Liam Salter of Reset Carbon adds that some CSOs, for instance in the fashion sector, struggle to say “no” and the list is so long for how to approach a problem, and they are spread so thinly – often just two or three people doing jobs that require much larger teams – that they “don’t have time to do anything.”

Louisa Noble, group sustainability director for consultancy Sedgwick Richardson, said she recently met a sustainability team that seemed “a bit defeated”, because they were spending so much of their time focused on the requirements of ratings agencies, client requests and reporting standards. Creating “real-world impact” was beyond them. “It seems like they could always be guilt-tripped into doing more – people in sustainability are naturally ‘do-gooders’ – but they need more support,” she says.

Beating burnout

Sustainability is still a nascent function. Defining the CSO role is a work in progress. But there are ways of making the job more manageable. 

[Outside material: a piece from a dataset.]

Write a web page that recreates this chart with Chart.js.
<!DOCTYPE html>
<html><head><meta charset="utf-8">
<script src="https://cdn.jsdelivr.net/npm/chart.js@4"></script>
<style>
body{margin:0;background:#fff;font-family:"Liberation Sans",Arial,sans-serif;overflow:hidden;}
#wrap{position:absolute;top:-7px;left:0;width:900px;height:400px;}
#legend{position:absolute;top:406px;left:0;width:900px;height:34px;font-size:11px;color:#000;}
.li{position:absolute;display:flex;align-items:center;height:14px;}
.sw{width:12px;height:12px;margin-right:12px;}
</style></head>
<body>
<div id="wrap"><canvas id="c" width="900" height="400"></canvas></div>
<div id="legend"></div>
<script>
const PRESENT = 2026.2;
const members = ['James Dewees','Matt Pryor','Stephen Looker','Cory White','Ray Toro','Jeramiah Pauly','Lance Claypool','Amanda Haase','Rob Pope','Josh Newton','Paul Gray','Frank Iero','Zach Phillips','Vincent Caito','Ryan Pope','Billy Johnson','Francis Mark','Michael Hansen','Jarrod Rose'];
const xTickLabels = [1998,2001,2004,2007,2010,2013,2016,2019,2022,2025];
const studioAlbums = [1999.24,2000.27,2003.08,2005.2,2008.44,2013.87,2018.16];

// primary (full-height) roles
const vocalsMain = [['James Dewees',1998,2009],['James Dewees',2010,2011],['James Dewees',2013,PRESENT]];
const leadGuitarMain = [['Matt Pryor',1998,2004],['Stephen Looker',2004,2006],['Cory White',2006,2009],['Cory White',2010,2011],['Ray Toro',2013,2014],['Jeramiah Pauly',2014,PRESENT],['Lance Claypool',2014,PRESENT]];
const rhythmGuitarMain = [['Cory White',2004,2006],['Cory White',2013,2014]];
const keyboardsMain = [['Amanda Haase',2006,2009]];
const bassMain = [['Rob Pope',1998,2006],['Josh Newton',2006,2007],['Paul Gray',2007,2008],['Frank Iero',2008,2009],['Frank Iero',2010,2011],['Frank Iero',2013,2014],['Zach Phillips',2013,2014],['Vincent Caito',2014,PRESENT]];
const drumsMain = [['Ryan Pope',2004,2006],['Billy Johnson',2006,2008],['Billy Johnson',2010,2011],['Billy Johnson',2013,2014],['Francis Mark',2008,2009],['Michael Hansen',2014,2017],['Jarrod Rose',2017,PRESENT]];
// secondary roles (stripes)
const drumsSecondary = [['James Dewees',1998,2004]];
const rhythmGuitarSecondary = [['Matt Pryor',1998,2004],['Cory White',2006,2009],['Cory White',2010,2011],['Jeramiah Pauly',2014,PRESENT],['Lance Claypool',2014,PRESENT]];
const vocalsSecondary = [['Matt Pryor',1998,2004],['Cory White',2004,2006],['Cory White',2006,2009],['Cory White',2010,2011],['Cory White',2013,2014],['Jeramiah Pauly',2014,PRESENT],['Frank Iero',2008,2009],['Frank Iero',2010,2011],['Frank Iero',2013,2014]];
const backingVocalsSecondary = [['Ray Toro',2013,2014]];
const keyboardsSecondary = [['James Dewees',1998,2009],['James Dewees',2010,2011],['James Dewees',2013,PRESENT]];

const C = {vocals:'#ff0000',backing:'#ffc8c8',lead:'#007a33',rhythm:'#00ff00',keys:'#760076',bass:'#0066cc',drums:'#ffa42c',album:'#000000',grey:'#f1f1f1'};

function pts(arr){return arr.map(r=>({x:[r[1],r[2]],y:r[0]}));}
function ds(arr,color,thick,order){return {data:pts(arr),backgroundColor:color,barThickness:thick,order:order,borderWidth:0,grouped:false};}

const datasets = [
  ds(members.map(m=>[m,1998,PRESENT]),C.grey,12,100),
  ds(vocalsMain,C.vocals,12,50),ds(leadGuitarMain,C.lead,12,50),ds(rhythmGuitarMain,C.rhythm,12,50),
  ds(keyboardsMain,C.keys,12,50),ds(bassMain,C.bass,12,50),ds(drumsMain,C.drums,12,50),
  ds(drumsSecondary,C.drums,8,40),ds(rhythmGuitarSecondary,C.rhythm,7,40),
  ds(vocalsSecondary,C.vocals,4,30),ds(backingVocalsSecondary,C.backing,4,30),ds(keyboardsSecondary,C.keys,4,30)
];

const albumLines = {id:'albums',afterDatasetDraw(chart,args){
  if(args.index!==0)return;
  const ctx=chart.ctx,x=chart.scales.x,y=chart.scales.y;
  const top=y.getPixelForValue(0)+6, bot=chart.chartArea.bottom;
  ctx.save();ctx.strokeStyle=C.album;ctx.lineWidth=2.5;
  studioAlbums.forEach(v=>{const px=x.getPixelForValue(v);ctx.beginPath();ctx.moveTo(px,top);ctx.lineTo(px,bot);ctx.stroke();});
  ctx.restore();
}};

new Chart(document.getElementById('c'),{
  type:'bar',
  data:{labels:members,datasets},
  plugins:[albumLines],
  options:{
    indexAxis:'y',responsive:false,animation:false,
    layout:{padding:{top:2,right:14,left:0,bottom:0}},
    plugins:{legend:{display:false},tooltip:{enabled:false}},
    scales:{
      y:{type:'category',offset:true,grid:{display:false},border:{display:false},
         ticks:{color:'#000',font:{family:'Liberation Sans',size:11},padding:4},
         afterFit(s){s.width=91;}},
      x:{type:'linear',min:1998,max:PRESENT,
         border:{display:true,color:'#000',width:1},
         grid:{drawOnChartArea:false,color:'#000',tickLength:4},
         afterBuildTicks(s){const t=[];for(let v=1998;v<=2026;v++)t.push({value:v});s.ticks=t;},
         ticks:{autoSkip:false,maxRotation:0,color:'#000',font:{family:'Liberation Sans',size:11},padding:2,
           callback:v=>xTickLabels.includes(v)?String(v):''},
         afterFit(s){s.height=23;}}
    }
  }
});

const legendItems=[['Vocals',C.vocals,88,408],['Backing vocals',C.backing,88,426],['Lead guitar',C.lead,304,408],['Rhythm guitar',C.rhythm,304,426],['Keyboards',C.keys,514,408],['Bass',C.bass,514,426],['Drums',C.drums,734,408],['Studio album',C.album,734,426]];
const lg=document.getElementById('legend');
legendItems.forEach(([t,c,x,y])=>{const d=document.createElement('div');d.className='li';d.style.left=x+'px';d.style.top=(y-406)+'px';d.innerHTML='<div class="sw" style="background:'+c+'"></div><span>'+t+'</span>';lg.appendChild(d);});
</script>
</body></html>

The convergence of sustainability reporting frameworks – the most commonly used global standards have promised to work closer together – will lighten the reporting load for CSOs. This consolidation cannot come soon enough. According to one CSO, ESG reporting season, which can last for three months to half the year, with an intense flurry before it is published, “sucks the life out of you.” Artificial Intelligence could soon help CSOs who dread reporting season, although one sustainability head noted that AI will be of limited help, as most ESG data is buried in silos of the company and not published online. 

There are traits that CSOs need to survive. “The job requires resilience, patience and pragmatism,” says Anita Neville, who has worked for eight years as a sustainability head at the same company. “The job is a marathon, not a sprint. We’re being asked to sprint a marathon. But we can’t go fast on everything all of the time – it’s just not possible. We have to be prepared to make tradeoffs – and that’s hard when we know that everything in sustainability is important and must get done.”

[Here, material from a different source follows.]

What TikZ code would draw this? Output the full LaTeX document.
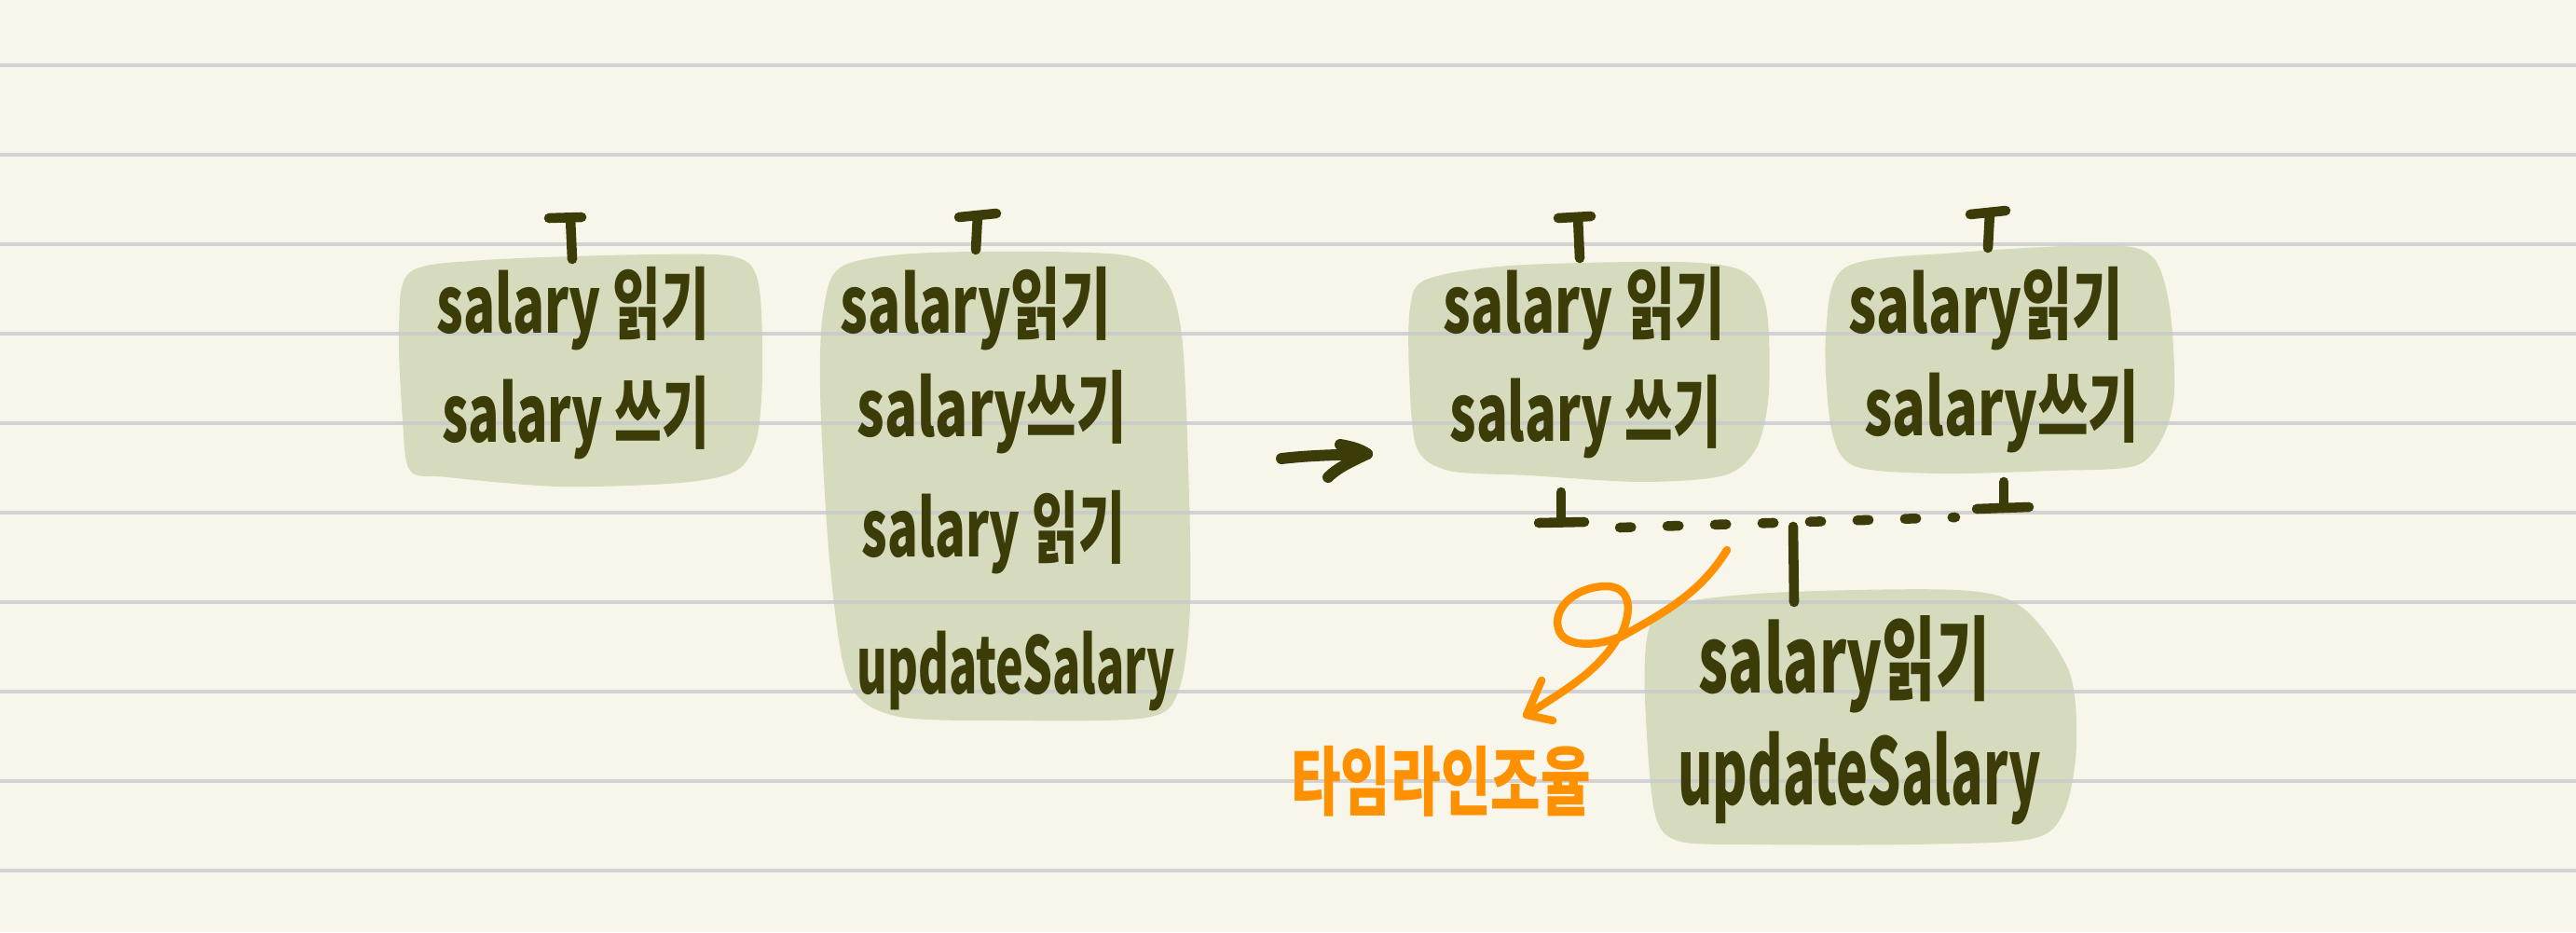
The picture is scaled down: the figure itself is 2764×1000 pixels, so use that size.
\documentclass[tikz,border=0pt]{standalone}
\usepackage{fontspec}
\usepackage{graphicx}
\setmainfont{Noto Sans CJK KR}
\definecolor{paper}{HTML}{F8F6EA}
\definecolor{rulecol}{HTML}{C7C7CB}
\definecolor{blob}{HTML}{D5DBBC}
\definecolor{ink}{HTML}{3C3C08}
\definecolor{hl}{HTML}{FF9100}
\newcommand\hw[2]{\resizebox{#1}{\height}{#2}}
\begin{document}
\begin{tikzpicture}[x=0.01cm,y=-0.01cm,
  blobfill/.style={fill=blob},
  ruleline/.style={draw=rulecol, line width=1.1pt, opacity=0.75},
  inkline/.style={draw=ink, line width=3pt, line cap=round, line join=round},
  hlline/.style={draw=hl, line width=2.4pt, line cap=round, line join=round},
  hwtext/.style={text=ink, inner sep=0pt, anchor=base, font=\bfseries\fontsize{24}{28}\selectfont},
  hwbig/.style={hwtext, font=\bfseries\fontsize{28}{32}\selectfont},
  hwnote/.style={text=hl, inner sep=0pt, font=\bfseries\fontsize{23}{27}\selectfont}]
\fill[paper] (0,0) rectangle (2764,1000);
\useasboundingbox (0,0) rectangle (2764,1000);

% blobs
\fill[blobfill] plot[smooth cycle, tension=0.5] coordinates {(440,292) (520,279) (700,273) (790,276) (814,305) (818,400) (812,470) (790,505) (730,518) (600,522) (480,512) (440,505) (432,450) (428,350)};
\fill[blobfill] plot[smooth cycle, tension=0.5] coordinates {(905,285) (1000,271) (1200,273) (1250,300) (1268,360) (1275,500) (1277,650) (1265,740) (1230,770) (1080,773) (960,768) (910,730) (890,600) (880,420) (884,330)};
\fill[blobfill] plot[smooth cycle, tension=0.5] coordinates {(1530,300) (1620,285) (1800,281) (1870,291) (1895,330) (1898,420) (1885,480) (1850,510) (1760,517) (1640,510) (1555,505) (1520,480) (1512,400) (1513,330)};
\fill[blobfill] plot[smooth cycle, tension=0.5] coordinates {(1980,287) (2100,271) (2260,263) (2310,276) (2328,330) (2333,420) (2320,470) (2290,500) (2200,505) (2080,508) (1990,500) (1965,460) (1959,360)};
\fill[blobfill] plot[smooth cycle, tension=0.5] coordinates {(1790,650) (1900,636) (2100,633) (2170,652) (2220,720) (2228,800) (2215,870) (2180,900) (2050,906) (1880,906) (1800,902) (1775,870) (1765,750) (1768,680)};

% ruled paper lines
\foreach \yy in {70,166,...,934} \draw[ruleline] (0,\yy) -- (2764,\yy);

% texts
\node[hwtext] (b1a) at (615,357) {\hw{2.93cm}{salary 읽기}};
\node[hwtext] (b1b) at (618,474) {\hw{2.87cm}{salary 쓰기}};
\node[hwtext] (b2a) at (1047,357) {\hw{2.90cm}{salary읽기}};
\node[hwtext] (b2b) at (1064,468) {\hw{2.89cm}{salary쓰기}};
\node[hwtext] (b2c) at (1066,597) {\hw{2.82cm}{salary 읽기}};
\node[hwtext] (b2d) at (1090,744) {\hw{3.41cm}{updateSalary}};
\node[hwtext] (b3a) at (1700,357) {\hw{3.02cm}{salary 읽기}};
\node[hwtext] (b3b) at (1701,473) {\hw{2.91cm}{salary 쓰기}};
\node[hwtext] (b4a) at (2131,357) {\hw{2.95cm}{salary읽기}};
\node[hwtext] (b4b) at (2148,467) {\hw{2.95cm}{salary쓰기}};
\node[hwbig] (b5a) at (1979,743) {\hw{3.12cm}{salary읽기}};
\node[hwbig] (b5b) at (1995,863) {\hw{3.89cm}{updateSalary}};
\node[hwnote] (note) at (1546,838) {\hw{3.21cm}{타임라인조율}};

% lifeline tops
\coordinate (t1l) at (589,234); \coordinate (t1r) at (624,233);
\coordinate (t1s) at (612,234); \coordinate (t1e) at (614,278);
\draw[inkline] (t1l) -- (t1r); \draw[inkline] (t1s) -- (t1e);
\coordinate (t2l) at (1029,233); \coordinate (t2r) at (1069,229);
\coordinate (t2s) at (1049,231); \coordinate (t2e) at (1047,268);
\draw[inkline] (t2l) -- (t2r); \draw[inkline] (t2s) -- (t2e);
\coordinate (t3l) at (1672,234); \coordinate (t3r) at (1707,232);
\coordinate (t3s) at (1693,233); \coordinate (t3e) at (1695,277);
\draw[inkline] (t3l) -- (t3r); \draw[inkline] (t3s) -- (t3e);
\coordinate (t4l) at (2114,230); \coordinate (t4r) at (2152,226);
\coordinate (t4s) at (2135,228); \coordinate (t4e) at (2133,266);
\draw[inkline] (t4l) -- (t4r); \draw[inkline] (t4s) -- (t4e);

% lifeline bottoms
\coordinate (u3s) at (1675,528); \coordinate (u3e) at (1675,560);
\coordinate (u3l) at (1651,561); \coordinate (u3r) at (1700,560);
\draw[inkline] (u3s) -- (u3e); \draw[inkline] (u3l) -- (u3r);
\coordinate (u4s) at (2150,517); \coordinate (u4e) at (2150,545);
\coordinate (u4l) at (2121,546); \coordinate (u4r) at (2177,544);
\draw[inkline] (u4s) -- (u4e); \draw[inkline] (u4l) -- (u4r);

% merge dashed line and stem
\coordinate (dA) at (1738,566); \coordinate (dB) at (2098,555);
\draw[inkline, dash pattern=on 3.5pt off 11pt] (dA) -- (dB);
\coordinate (junc) at (1924,565); \coordinate (jend) at (1925,646);
\draw[inkline] (junc) -- (jend);

% transition arrow
\coordinate (a0) at (1375,492); \coordinate (a1) at (1467,487);
\coordinate (ah1) at (1438,477); \coordinate (ah2) at (1425,512);
\draw[inkline, line width=3.4pt] (a0) .. controls (1410,488) and (1440,488) .. (a1);
\draw[inkline, line width=3.4pt] (ah1) .. controls (1450,479) and (1460,482) .. (a1) .. controls (1450,495) and (1435,502) .. (ah2);

% orange annotation arrow
\coordinate (o0) at (1853,590); \coordinate (ox) at (1738,684);
\coordinate (otip) at (1638,767);
\coordinate (ob1) at (1654,730); \coordinate (ob2) at (1666,773);
\draw[hlline] (o0) .. controls (1825,635) and (1790,655) .. (ox)
  .. controls (1754,652) and (1748,628) .. (1722,629)
  .. controls (1688,630) and (1664,655) .. (1673,677)
  .. controls (1680,695) and (1714,693) .. (1736,684)
  .. controls (1715,720) and (1680,740) .. (otip);
\draw[hlline] (ob1) -- (otip) -- (ob2);
\end{tikzpicture}
\end{document}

Being clear about where the priorities lie will help to galvanise support internally, Neville says. “You need to be an advocate, a cheerleader and a nag. Occasionally, you need to be manipulative – to move people into the direction that you want,” she says, adding that heat from non-governmental organisations and civil society can be used to a CSO’s advantage.

Sustainability leaders tend to be passionate about their work, and that makes it hard to compromise. But CSOs have to accept that there will be trade-offs and “celebrate the little wins,” says the Hong Kong head of sustainability at a transport firm.

Building a peer network is critical. “The job gets slightly smaller once you leave the office and realise that you are not alone and share the same problems,” says the Hong Kong CSO of a real estate firm. “We get together regularly. We suffer together, we laugh together.”

Making time for self-care is also vital. Almost every CSO Eco-Business spoke to said they exercise before work. Some practice mindfulness exercises. “You need to learn to separate what you can control from what you can’t,” says the CSO of a Singapore finance firm.